Il film Agorà del regista spagnolo Alejandro Amenàbar racconta la storia di Ipazia, una donna intelligente e coraggiosa, astronoma, matematica e filosofa di Alessandria d’Egitto. Siamo nel IV secolo nel momento in cui l’impero romano è avviato lentamente verso il declino. Un’amica mi dice spesso che quando non si ha tempo o voglia di leggere un bel romanzo, un bel film può in parte sostituirlo: Agorà è riuscito a farmi riflettere sulle difficoltà delle donne non solo dal punto di vista filosofico. Le fonti storiche non sono particolarmente chiare, ma si sa che Ipazia fu fatta uccidere dal vescovo cristiano Cirillo. “Ipazia è la versione femminile di Gesù. Agorà non è un film contro il cristianesimo ma contro tutti i fondamentalismi”. Così ha dichiarato il regista durante la conferenza stampa di presentazione del film in Italia e noi ne prendiamo atto. Ciò che mi spinge a riflettere sulla figura di questa eroina della filosofia è proprio la filosofia stessa: quante donne sacrificate per permettere alle contemporanee di partecipare al mondo degli uomini? Troppe. Il sacrificio non è solo perdere la vita, questa è la sua forma più estrema, sacrificio è anche rinunciare quotidianamente alle proprie aspirazioni a causa di uno stereotipo. Una considerazione che non è il ritorno ad un lontano femminismo, ma la riflessione inconfutabile di chi ha fatto della filosofia, della riflessione, dell’interrogazione e della ricerca di sé per comprendere gli altri, un punto fermo. Ipazia è una diversa, per l’epoca era inimmaginabile che un donna potesse studiare e insegnare agli uomini, e il suo essere diversa lo ha pagato con la vita. Senza doversi immolare e dopo aver conquistato il diritto sacrosanto alla parità, oggi le donne sono chiamate ancora a dimostrare. A dimostrare di avere una mente pensante mentre sono costrette, a volte soprattutto da se stesse, a mostrarsi sempre più “belle”, considerando ancora il corpo un veicolo per “vendere” il contenuto.

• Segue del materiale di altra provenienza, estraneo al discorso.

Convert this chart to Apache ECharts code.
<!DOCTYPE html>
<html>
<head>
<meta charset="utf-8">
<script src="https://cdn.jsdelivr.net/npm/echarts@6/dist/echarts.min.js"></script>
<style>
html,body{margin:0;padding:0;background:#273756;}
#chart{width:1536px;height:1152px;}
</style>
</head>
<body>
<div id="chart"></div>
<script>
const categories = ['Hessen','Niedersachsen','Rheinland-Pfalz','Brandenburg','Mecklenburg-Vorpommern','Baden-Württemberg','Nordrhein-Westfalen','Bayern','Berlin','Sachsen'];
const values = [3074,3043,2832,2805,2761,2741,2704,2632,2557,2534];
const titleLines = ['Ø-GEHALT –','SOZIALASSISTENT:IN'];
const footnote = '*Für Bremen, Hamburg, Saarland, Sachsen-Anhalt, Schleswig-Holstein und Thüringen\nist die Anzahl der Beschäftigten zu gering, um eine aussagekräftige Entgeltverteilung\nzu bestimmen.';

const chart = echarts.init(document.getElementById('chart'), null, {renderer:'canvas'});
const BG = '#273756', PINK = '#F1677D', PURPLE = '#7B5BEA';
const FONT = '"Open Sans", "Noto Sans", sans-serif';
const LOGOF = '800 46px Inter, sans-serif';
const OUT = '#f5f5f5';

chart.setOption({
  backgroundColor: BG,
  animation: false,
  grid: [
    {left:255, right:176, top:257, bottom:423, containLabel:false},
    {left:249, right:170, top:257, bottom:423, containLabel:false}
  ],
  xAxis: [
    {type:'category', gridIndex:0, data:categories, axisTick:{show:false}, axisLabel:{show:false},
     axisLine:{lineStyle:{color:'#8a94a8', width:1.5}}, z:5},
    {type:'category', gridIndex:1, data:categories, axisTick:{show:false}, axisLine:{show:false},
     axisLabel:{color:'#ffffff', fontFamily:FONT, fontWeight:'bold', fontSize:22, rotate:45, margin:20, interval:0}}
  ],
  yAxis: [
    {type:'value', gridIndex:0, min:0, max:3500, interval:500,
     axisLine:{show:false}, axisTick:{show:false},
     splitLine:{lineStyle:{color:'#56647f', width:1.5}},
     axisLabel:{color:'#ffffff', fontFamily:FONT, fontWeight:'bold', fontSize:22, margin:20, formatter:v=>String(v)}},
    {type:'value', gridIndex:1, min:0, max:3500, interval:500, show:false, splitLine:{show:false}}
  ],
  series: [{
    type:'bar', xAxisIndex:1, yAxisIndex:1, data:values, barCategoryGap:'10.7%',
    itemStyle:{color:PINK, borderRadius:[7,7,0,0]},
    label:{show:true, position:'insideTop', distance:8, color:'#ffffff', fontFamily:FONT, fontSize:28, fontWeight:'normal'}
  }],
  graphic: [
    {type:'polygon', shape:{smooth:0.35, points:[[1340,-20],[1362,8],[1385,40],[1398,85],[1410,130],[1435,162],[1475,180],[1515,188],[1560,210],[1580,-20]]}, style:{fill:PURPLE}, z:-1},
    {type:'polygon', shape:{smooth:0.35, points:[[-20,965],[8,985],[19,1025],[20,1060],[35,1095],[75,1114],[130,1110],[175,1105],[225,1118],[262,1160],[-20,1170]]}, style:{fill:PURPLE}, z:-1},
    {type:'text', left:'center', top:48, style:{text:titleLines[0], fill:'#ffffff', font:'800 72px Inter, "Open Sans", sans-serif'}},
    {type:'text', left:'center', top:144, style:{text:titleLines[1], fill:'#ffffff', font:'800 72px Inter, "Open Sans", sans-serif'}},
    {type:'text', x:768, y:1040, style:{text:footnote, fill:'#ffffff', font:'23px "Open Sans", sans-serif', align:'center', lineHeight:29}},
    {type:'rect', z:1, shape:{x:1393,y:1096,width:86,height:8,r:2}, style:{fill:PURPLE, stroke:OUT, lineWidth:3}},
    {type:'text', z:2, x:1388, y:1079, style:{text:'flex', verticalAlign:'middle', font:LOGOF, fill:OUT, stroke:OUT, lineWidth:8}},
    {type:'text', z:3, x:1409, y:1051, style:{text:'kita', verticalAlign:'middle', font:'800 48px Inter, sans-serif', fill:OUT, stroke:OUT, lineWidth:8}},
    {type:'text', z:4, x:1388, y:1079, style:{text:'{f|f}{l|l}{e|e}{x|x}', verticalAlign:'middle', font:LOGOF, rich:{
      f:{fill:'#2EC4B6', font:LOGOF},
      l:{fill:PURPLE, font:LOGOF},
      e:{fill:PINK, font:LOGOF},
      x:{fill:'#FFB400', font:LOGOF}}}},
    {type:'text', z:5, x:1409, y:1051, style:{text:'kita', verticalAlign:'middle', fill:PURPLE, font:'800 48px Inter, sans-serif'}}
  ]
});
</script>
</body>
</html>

Il femminismo ha decretato, attraverso una rivoluzione culturale, la fine della presunzione maschile di essere qualche gradino, a volte una scalinata, più su rispetto alle donne, ma ora non è più utile riportarlo in auge. Per ribadire il giusto rapporto tra uomini e donne dovremmo parlare, creando un neologismo, di paritismo, di lotta per consolidare una parità di cui tutti siamo ormai depositari.  Ribadire la parità significa non alzare più barricate e sviluppare tra donne una maggiore solidarietà che tradotto vuol dire non vedere l’altra donna come una nemica, ma essere felici se lei conquista uno status socioculturale più avanzato rispetto al nostro: è necessario vedere in questo avanzamento una conquista del paritismo e non relegarlo ad un ricettacolo di invidia. Lottare per il paritismo vuol dire anche abbandonare l’idea che sia il corpo il miglior veicolo per “vendere” il contenuto. Ciò non comporta il diventare sciatte e prive di seduttività, ma il corpo con la sua bellezza deve essere preservato e valorizzato in nome del paritismo. “Mi piaccio perché mi amo, e non mi svilisco proprio perché amandomi mi piaccio”.

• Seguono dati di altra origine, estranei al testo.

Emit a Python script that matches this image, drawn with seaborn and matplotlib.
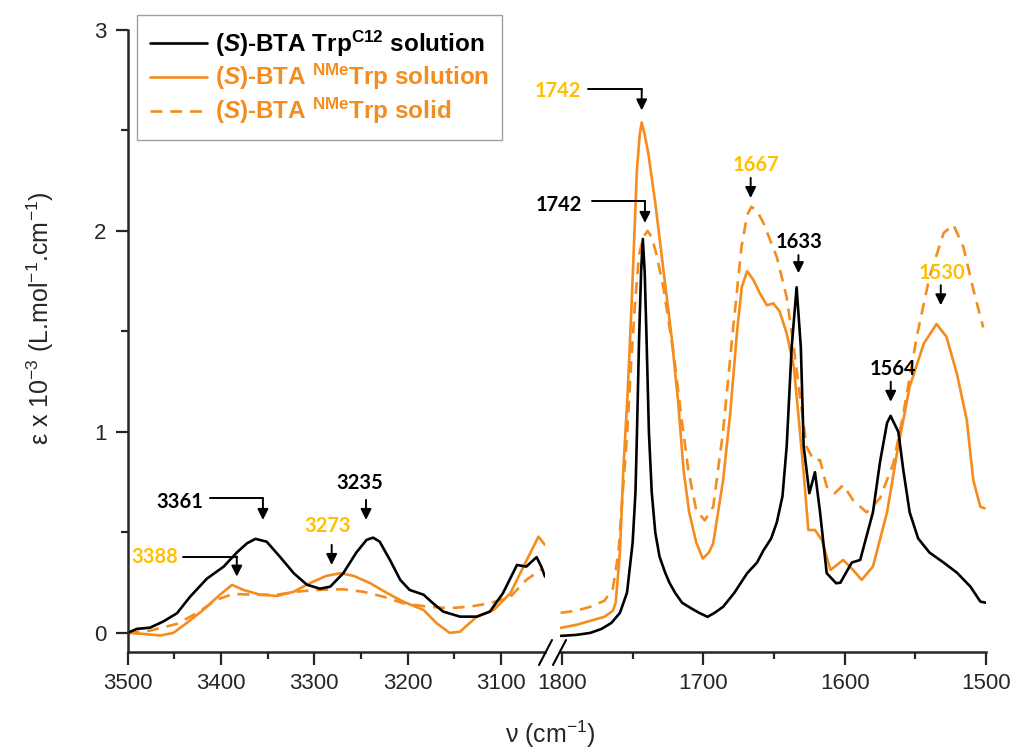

Se le donne riusciranno a raggiungere questo importante traguardo, non avranno più bisogno di vendere il contenuto perché esso si rivelerà all’altro senza difficoltà. Spesso le donne sono ossessionate dall’idea dell’eterna giovinezza e, impegnandosi all’ossessione nella cura della cellulite, non si accorgono che molti uomini sanno andare oltre i piccoli guai delle imperfezioni: una donna imperfetta è più reale.

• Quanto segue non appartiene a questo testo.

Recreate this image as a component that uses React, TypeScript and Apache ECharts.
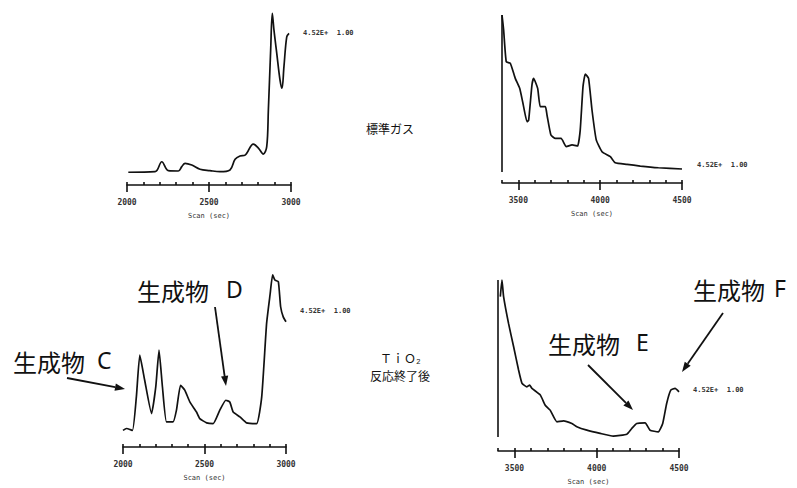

Oggi il sacrificio di Ipazia ci sembra molto lontano, ma il suo modello è del tutto attuale: lei a discapito della convinzione dominante, convinta che il suo unico destino dovesse essere quello di moglie e madre, ha saputo scegliere di seguire la propria natura divenendo simbolo del paritismo. Ipazia era intelligente, colta e molto bella; non ha scelto la via della cultura perché nessuno la voleva come moglie, ma solo per non tradire se stessa. È in questa sua natura che riesco a immaginarmela come martire, morendo per difendere il diritto femminile alla parità nell’uso dell’intelletto, ha iniziato una lotta che non deve essere interrotta.


Ipazia non è stata una femminista ante litteram, ma un paritista.